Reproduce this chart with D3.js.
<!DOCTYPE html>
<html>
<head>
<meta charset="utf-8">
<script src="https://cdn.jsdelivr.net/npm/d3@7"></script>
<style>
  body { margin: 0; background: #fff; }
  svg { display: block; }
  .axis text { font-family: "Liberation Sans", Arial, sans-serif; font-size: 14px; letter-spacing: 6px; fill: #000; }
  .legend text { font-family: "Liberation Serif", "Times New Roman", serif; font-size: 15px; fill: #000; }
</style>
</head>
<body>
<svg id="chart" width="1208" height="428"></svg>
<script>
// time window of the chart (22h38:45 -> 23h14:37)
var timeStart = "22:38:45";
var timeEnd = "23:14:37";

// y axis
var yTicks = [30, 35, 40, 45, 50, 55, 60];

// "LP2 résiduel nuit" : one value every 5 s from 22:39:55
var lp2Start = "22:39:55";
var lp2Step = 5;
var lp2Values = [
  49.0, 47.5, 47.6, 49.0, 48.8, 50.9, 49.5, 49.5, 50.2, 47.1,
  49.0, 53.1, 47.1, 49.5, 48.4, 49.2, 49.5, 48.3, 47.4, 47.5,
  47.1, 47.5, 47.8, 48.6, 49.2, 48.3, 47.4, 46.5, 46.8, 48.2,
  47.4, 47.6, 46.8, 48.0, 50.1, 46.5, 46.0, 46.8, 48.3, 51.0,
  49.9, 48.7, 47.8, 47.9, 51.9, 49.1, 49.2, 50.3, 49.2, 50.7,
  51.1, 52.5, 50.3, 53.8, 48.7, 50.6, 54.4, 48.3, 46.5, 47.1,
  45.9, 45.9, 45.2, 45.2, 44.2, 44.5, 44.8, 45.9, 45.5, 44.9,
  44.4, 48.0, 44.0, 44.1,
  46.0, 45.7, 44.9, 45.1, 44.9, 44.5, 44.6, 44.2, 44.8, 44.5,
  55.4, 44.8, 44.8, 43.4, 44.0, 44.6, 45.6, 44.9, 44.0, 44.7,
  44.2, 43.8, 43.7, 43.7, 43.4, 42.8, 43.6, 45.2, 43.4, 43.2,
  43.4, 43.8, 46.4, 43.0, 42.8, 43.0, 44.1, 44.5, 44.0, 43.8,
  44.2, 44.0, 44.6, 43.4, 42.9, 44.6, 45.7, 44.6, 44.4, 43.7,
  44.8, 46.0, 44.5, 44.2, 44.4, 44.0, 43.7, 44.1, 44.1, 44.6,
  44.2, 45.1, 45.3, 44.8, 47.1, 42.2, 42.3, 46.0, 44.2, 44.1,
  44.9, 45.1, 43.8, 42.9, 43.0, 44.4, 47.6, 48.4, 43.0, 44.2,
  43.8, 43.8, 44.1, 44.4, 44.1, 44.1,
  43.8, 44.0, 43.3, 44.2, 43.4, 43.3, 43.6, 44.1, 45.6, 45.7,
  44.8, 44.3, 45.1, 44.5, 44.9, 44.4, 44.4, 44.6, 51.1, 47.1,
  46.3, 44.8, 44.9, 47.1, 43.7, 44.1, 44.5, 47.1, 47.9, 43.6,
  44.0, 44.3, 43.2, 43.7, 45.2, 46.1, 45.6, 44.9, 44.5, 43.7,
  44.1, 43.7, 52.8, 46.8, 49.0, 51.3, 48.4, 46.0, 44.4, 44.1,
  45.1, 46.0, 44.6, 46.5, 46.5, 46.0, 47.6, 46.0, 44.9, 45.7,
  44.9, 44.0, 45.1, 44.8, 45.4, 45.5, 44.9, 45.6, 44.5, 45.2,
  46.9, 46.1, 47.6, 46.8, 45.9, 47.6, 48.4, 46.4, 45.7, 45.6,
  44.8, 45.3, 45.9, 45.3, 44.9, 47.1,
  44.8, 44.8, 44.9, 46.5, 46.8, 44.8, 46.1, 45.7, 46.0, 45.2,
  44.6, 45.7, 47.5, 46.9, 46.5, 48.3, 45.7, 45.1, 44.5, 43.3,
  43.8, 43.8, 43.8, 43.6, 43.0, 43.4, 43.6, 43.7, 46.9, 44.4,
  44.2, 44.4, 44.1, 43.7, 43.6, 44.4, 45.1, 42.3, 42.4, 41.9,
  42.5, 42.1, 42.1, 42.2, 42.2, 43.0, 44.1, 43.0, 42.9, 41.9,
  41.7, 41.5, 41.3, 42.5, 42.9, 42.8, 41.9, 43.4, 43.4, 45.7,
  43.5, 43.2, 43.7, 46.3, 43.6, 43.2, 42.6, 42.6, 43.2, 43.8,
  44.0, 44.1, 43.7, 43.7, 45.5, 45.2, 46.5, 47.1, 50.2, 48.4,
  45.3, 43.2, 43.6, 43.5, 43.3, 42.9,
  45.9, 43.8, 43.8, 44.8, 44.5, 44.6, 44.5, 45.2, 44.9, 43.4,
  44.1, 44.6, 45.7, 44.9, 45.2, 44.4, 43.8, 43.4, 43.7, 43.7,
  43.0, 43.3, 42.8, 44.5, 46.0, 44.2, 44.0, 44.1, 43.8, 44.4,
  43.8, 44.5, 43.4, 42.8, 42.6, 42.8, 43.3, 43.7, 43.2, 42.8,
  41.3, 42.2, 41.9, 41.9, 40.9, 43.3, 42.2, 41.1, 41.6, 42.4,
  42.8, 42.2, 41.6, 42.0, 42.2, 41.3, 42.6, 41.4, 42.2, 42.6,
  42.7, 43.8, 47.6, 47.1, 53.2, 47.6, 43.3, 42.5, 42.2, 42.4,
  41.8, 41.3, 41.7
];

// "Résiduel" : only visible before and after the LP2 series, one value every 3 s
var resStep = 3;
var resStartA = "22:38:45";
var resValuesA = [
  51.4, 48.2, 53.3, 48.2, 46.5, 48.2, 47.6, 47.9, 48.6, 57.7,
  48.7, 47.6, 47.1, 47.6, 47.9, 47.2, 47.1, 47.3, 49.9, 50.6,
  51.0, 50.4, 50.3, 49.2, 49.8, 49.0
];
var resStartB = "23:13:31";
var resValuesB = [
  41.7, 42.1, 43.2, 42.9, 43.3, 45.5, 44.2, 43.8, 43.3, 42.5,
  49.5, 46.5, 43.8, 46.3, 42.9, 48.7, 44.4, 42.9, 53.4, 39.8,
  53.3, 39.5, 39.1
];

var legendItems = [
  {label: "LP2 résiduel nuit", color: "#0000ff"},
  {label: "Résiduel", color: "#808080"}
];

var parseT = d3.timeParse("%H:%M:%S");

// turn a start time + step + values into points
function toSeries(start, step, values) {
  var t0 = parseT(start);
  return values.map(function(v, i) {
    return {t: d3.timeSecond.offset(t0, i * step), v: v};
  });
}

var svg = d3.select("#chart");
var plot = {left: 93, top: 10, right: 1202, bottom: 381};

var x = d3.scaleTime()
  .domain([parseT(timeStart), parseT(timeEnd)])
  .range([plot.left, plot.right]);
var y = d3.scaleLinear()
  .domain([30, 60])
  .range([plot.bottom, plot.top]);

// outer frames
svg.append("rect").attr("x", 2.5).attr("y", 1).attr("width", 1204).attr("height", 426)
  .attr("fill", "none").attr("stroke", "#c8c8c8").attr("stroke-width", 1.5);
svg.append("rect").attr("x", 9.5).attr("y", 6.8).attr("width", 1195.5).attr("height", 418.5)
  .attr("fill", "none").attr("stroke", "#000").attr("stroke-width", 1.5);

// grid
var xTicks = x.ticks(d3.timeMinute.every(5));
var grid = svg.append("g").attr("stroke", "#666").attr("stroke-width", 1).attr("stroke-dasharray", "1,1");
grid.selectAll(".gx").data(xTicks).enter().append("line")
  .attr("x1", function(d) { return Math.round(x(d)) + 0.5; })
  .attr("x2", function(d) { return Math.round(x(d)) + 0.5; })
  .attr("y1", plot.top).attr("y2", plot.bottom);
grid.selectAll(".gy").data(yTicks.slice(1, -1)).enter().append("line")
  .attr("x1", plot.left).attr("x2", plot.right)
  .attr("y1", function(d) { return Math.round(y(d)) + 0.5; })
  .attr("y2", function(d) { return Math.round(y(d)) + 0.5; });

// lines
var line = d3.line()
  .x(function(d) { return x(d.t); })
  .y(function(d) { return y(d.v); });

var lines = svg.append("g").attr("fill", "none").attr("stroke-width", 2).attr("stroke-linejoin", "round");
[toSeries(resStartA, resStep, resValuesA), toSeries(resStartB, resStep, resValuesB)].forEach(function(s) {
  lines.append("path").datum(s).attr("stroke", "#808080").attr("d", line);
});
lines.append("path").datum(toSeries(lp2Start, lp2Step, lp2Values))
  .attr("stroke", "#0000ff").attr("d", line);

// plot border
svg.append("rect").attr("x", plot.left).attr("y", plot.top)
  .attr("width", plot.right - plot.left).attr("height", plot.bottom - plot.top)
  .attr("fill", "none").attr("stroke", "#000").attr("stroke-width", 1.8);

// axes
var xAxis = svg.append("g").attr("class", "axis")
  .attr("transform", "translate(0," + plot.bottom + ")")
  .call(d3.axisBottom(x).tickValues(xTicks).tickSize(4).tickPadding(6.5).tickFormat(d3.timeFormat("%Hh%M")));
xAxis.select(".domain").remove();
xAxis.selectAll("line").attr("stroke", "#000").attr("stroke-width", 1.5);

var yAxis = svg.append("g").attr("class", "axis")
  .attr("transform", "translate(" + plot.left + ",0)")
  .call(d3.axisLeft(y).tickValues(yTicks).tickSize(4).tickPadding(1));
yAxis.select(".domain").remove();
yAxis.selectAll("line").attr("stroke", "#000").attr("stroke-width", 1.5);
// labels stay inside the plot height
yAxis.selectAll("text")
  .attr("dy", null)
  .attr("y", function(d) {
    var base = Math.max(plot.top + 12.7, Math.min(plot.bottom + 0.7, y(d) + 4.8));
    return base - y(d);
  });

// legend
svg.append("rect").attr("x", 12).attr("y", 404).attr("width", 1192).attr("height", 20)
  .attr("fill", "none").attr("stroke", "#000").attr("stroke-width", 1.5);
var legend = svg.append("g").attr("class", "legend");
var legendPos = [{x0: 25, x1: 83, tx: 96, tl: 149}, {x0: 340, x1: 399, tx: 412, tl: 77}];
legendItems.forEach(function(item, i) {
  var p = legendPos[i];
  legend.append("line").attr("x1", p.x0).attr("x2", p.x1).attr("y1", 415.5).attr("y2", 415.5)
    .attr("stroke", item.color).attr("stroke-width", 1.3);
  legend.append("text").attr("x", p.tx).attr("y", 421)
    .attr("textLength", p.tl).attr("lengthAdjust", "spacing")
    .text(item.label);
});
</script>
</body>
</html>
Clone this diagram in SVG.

========================================================================

-- Exercise prompt --
Check each line of the entries above for the word "this". List the ones that have it.

-- Exercise output --
Reproduce this chart with D3.js.
Clone this diagram in SVG.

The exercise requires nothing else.